When a customer portal or mobile app needs Dynamics data, the same three-layer shape applies that works for any system of record:

Web / mobile app
      │  (HTTPS, user session token)
Integration / API layer
   - validates token, applies row security
   - calls the Dataverse Web API
   - shapes + caches responses
      │
Dynamics 365 / Dataverse

The front end never talks to Dataverse directly. The integration layer composes responses, caches reference data that rarely changes, and gives the app one clean payload instead of making the browser orchestrate several calls.

Common pitfalls to avoid

  • No clear data owner. When both Dynamics and SAP can edit the same field, records drift apart. Define one master per entity.
  • Scripting the Dynamics UI. UI automation breaks on update. Use the Dataverse Web API.
  • Ignoring service protection limits. Dataverse enforces API request limits to protect the platform. High-volume integrations must batch, respect throttling responses, and back off — not hammer the endpoint.
  • Overusing real-time sync. Not everything needs to be instant. Use event-driven flows for what must be live and scheduled batches for the rest; constant two-way sync is expensive and fragile.
  • Skipping a sandbox. Test integrations against a non-production Dataverse environment before touching live data.

A realistic build approach

The teams that succeed tend to follow the same pattern: map which system owns which data first, integrate against Dataverse and released SAP APIs rather than any UI, propagate user identity so security holds, and choose low-code or code per flow based on volume and complexity. Then they start with one integration that delivers a measurable outcome rather than wiring everything at once.

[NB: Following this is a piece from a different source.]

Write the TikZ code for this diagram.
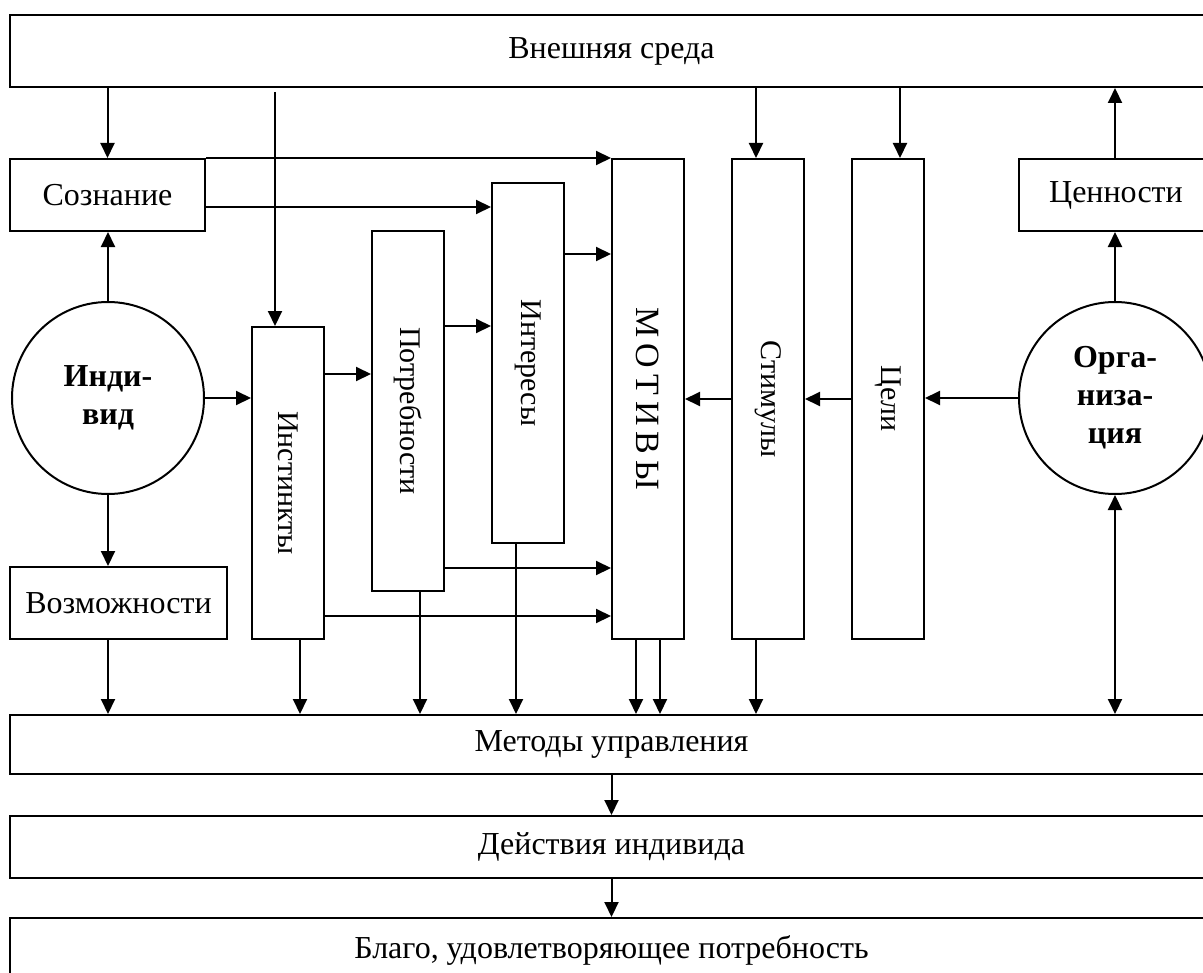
\documentclass[tikz,border=0pt]{standalone}
\usepackage{fontspec}
\setmainfont{Liberation Serif}
\usepackage{graphicx}
\usetikzlibrary{arrows.meta, calc}

\begin{document}
\begin{tikzpicture}[x=0.5pt, y=-0.5pt,
  box/.style={draw, line width=1pt, inner sep=0pt, font=\fontsize{16}{19}\selectfont},
  col/.style={draw, line width=1pt, inner sep=0pt, minimum width=36pt, font=\fontsize{15}{18}\selectfont},
  orb/.style={draw, circle, line width=1pt, minimum size=96pt, inner sep=0pt, align=center, font=\fontsize{16}{19}\selectfont\bfseries},
  tip/.tip={Triangle[length=7.5pt, width=7pt]},
  arr/.style={-tip, line width=1pt}]
  \useasboundingbox (0,0) rectangle (1203,973);
  \clip (0,0) rectangle (1203,973);

  % Outer frame rows
  \node[box, minimum width=601.5pt, minimum height=36pt] (env) at (611.5,51) {Внешняя среда};
  \node[box, minimum width=601.5pt, minimum height=29.5pt] (methods) at (611.5,744.5) {Методы управления};
  \node[box, minimum width=601.5pt, minimum height=31pt] (acts) at (611.5,847) {Действия индивида};
  \node[box, minimum width=601.5pt, minimum height=32pt] (good) at (611.5,950) {Благо, удовлетворяющее потребность};

  % Individual side
  \node[box, minimum width=97.5pt, minimum height=36pt] (cons) at (107.5,195) {Сознание};
  \node[orb] (indiv) at (108,398) {Инди-\\вид};
  \node[box, minimum width=108.5pt, minimum height=36pt] (poss) at (118.5,603) {Возможности};

  % Columns
  \node[col, minimum height=156pt] (inst) at (288,483) {\rotatebox{-90}{Инстинкты}};
  \node[col, minimum height=180pt] (need) at (408,411) {\rotatebox{-90}{Потребности}};
  \node[col, minimum height=180pt] (inter) at (528,363) {\rotatebox{-90}{Интересы}};
  \node[col, minimum height=240pt, font=\fontsize{17}{20}\selectfont] (motiv) at (648,399)
    {\rotatebox{-90}{М\hspace{3pt}О\hspace{3pt}Т\hspace{3pt}И\hspace{3pt}В\hspace{3pt}Ы}};
  \node[col, minimum height=240pt] (stim) at (768,399) {\rotatebox{-90}{Стимулы}};
  \node[col, minimum height=240pt] (goal) at (888,399) {\rotatebox{-90}{Цели}};

  % Organisation side
  \node[box, minimum width=97pt, minimum height=36pt] (vals) at (1116,195) {Ценности};
  \node[orb] (org) at (1115,398) {Орга-\\низа-\\ция};

  % Individual links
  \draw[arr] (env.south -| cons.north) -- (cons.north);
  \draw[arr] (indiv.north) -- (indiv.north |- cons.south);
  \draw[arr] (indiv.south) -- (indiv.south |- poss.north);
  \draw[arr] (indiv.east) -- (indiv.east -| inst.west);
  \coordinate (drop) at (275,92);
  \draw[arr] (drop) -- (drop |- inst.north);

  % Into the columns
  \coordinate (c1) at ($(cons.east)+(0,12)$);
  \coordinate (i1) at ($(inter.north east)+(0,72)$);
  \coordinate (n1) at ($(need.north east)+(0,96)$);
  \coordinate (t1) at ($(inst.north east)+(0,48)$);
  \coordinate (n2) at ($(need.south east)+(0,-24)$);
  \coordinate (t2) at ($(inst.south east)+(0,-24)$);
  \draw[arr] (cons.north east) -- (motiv.north west);
  \draw[arr] (c1) -- (c1 -| inter.west);
  \draw[arr] (i1) -- (i1 -| motiv.west);
  \draw[arr] (n1) -- (n1 -| inter.west);
  \draw[arr] (t1) -- (t1 -| need.west);
  \draw[arr] (n2) -- (n2 -| motiv.west);
  \draw[arr] (t2) -- (t2 -| motiv.west);

  % Organisation links
  \draw[arr] (stim.west) -- (motiv.east);
  \draw[arr] (goal.west) -- (stim.east);
  \draw[arr] (org.west) -- (org.west -| goal.east);
  \draw[arr] (org.north) -- (org.north |- vals.south);
  \draw[arr] (org.north |- vals.north) -- (org.north |- env.south);
  \coordinate (s1) at ($(stim.north)+(-12,0)$);
  \coordinate (g1) at ($(goal.north)+(12,0)$);
  \draw[arr] (s1 |- env.south) -- (s1);
  \draw[arr] (g1 |- env.south) -- (g1);

  % Down to the methods
  \draw[arr] (poss.south -| indiv.south) -- (indiv.south |- methods.north);
  \foreach \src/\dx [count=\k] in {inst/12, need/12, inter/-12, motiv/-12, motiv/12, stim/-12} {
    \coordinate (d\k) at ($(\src.south)+(\dx,0)$);
    \draw[arr] (d\k) -- (d\k |- methods.north);
  }
  \draw[tip-tip, line width=1pt] (org.south) -- (org.south |- methods.north);

  % Result chain
  \draw[arr] (methods.south) -- (acts.north);
  \draw[arr] (acts.south) -- (acts.south |- good.north);
\end{tikzpicture}
\end{document}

This is the approach we take on Dynamics 365 work at Codememory: a dedicated integration layer between Dynamics, SAP, and your apps, the Dataverse Web API as the doorway into Dynamics, a clear master for every record, and the Power Platform used where low-code genuinely fits — so the systems stay in sync without becoming a maintenance burden.

The bottom line

Integrating Dynamics 365 comes down to choosing the right doorway and the right boundaries. Go through Dataverse rather than the UI, give each piece of data a single owning system, propagate identity through a secure integration layer, and blend low-code and custom code by fit rather than habit. Get those right and Dynamics becomes a well-connected hub across SAP, your custom apps, and the Power Platform — not an island that someone keeps rekeying data into by hand.

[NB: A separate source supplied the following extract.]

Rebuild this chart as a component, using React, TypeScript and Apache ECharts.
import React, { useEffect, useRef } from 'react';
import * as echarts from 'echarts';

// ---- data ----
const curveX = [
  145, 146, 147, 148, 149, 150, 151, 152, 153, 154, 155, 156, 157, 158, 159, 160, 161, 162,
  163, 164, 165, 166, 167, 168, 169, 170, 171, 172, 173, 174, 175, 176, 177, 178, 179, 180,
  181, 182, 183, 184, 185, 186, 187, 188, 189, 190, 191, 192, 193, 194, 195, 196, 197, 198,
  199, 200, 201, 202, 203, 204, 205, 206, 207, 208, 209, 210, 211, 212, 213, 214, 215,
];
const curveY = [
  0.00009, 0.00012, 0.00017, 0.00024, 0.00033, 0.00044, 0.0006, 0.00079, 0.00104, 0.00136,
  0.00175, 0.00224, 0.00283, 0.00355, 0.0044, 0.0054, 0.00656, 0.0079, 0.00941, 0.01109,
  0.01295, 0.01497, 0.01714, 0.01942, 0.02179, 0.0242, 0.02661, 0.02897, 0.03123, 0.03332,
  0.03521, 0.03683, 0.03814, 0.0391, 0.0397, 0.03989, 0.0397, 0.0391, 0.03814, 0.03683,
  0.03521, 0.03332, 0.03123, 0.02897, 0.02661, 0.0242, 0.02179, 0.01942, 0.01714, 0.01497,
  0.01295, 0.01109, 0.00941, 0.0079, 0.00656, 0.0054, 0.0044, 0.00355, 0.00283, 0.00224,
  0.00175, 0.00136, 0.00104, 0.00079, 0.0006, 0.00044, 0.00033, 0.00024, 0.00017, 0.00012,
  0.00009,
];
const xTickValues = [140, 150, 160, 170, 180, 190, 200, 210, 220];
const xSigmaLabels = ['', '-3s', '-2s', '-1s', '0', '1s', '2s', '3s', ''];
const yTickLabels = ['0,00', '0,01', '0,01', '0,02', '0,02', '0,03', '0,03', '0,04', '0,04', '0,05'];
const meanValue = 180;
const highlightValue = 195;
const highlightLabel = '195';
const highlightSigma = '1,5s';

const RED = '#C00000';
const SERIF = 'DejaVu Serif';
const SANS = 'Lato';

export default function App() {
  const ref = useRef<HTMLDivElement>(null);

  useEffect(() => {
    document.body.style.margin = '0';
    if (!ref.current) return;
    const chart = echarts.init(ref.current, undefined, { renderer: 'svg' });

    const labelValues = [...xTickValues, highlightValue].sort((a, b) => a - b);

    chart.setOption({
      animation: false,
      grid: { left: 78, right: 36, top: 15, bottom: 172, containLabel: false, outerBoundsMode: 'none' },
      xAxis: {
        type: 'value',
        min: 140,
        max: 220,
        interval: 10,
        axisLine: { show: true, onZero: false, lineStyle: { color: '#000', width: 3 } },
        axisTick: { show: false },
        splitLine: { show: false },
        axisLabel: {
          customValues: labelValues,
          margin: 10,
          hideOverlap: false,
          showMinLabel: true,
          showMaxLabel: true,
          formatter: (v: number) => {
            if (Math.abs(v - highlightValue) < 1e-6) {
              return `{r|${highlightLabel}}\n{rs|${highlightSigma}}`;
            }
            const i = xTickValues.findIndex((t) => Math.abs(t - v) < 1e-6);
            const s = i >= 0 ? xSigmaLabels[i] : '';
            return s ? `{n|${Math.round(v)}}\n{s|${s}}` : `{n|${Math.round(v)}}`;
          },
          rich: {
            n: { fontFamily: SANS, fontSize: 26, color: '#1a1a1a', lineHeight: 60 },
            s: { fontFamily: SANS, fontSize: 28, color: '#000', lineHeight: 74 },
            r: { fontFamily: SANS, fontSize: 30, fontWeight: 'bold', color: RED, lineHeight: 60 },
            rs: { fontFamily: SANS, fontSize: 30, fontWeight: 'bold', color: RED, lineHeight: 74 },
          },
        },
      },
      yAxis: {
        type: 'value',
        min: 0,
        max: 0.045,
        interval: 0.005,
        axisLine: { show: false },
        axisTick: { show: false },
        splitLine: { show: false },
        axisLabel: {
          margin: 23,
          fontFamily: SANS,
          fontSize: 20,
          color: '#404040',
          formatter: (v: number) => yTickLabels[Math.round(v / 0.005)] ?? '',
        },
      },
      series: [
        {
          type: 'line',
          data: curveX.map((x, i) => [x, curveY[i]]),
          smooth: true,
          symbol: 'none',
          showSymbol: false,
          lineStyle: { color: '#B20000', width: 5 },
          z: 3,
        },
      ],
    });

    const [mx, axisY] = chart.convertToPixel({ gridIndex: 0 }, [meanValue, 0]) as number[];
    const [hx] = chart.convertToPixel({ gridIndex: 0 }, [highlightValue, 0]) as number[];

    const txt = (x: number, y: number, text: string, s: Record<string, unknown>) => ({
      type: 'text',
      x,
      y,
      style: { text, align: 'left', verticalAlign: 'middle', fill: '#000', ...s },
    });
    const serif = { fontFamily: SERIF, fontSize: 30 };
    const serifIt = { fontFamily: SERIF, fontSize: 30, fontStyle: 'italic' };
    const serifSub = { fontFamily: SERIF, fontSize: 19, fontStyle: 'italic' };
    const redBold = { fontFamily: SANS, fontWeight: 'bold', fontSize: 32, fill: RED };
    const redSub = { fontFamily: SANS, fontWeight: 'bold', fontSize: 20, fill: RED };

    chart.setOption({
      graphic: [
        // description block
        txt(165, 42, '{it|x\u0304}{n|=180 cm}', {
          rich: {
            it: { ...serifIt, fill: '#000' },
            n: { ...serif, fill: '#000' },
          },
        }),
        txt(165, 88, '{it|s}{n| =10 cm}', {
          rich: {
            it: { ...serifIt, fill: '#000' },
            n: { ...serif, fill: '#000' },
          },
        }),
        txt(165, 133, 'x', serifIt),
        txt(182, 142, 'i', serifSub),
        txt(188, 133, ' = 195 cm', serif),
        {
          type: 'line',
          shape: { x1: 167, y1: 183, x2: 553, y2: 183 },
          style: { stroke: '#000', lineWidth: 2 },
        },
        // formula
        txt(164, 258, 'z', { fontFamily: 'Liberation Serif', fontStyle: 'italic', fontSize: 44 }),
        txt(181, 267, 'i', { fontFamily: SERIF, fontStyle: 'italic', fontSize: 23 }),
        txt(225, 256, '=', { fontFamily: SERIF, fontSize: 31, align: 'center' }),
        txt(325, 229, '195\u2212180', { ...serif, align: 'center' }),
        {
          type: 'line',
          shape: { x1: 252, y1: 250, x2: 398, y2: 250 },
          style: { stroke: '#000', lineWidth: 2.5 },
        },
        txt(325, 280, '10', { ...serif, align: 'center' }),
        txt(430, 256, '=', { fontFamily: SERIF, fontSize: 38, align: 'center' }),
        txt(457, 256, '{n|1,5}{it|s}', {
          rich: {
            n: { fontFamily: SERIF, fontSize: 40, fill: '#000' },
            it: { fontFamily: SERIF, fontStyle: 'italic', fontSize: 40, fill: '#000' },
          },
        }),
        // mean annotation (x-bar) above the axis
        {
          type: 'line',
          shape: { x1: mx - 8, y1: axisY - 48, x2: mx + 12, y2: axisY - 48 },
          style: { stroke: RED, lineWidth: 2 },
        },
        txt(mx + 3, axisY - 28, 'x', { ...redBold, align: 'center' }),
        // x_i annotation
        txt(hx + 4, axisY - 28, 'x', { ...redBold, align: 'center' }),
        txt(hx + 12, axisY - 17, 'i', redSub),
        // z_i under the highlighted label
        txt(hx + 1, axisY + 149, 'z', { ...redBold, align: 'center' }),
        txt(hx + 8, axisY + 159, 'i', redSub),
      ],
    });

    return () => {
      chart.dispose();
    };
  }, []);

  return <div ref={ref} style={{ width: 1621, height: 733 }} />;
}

Frequently asked questions

Dataverse is the data platform underneath Dynamics 365 and the Power Platform. Tables you see in a Dynamics app are Dataverse tables, exposed through a documented Web API (OData v4). Integrating against Dataverse rather than scripting the Dynamics UI gives you a stable, supported, upgrade-safe interface that also serves Power Apps, Power Automate, and custom code from one place.

Yes, and it is common. Dynamics often handles sales and customer engagement while SAP remains the system of record for finance, inventory, or manufacturing. The two are connected through an integration layer that calls SAP OData or BAPIs on one side and the Dataverse Web API on the other, keeping a clear master for each piece of data so the same record is not edited in two places.

Use both for what each does best. Power Automate and connectors handle straightforward, low-volume flows quickly. For high-volume, complex, or latency-sensitive integration, a custom service against the Dataverse Web API is more durable and easier to test. The right design usually mixes low-code for the simple paths and code for the demanding ones.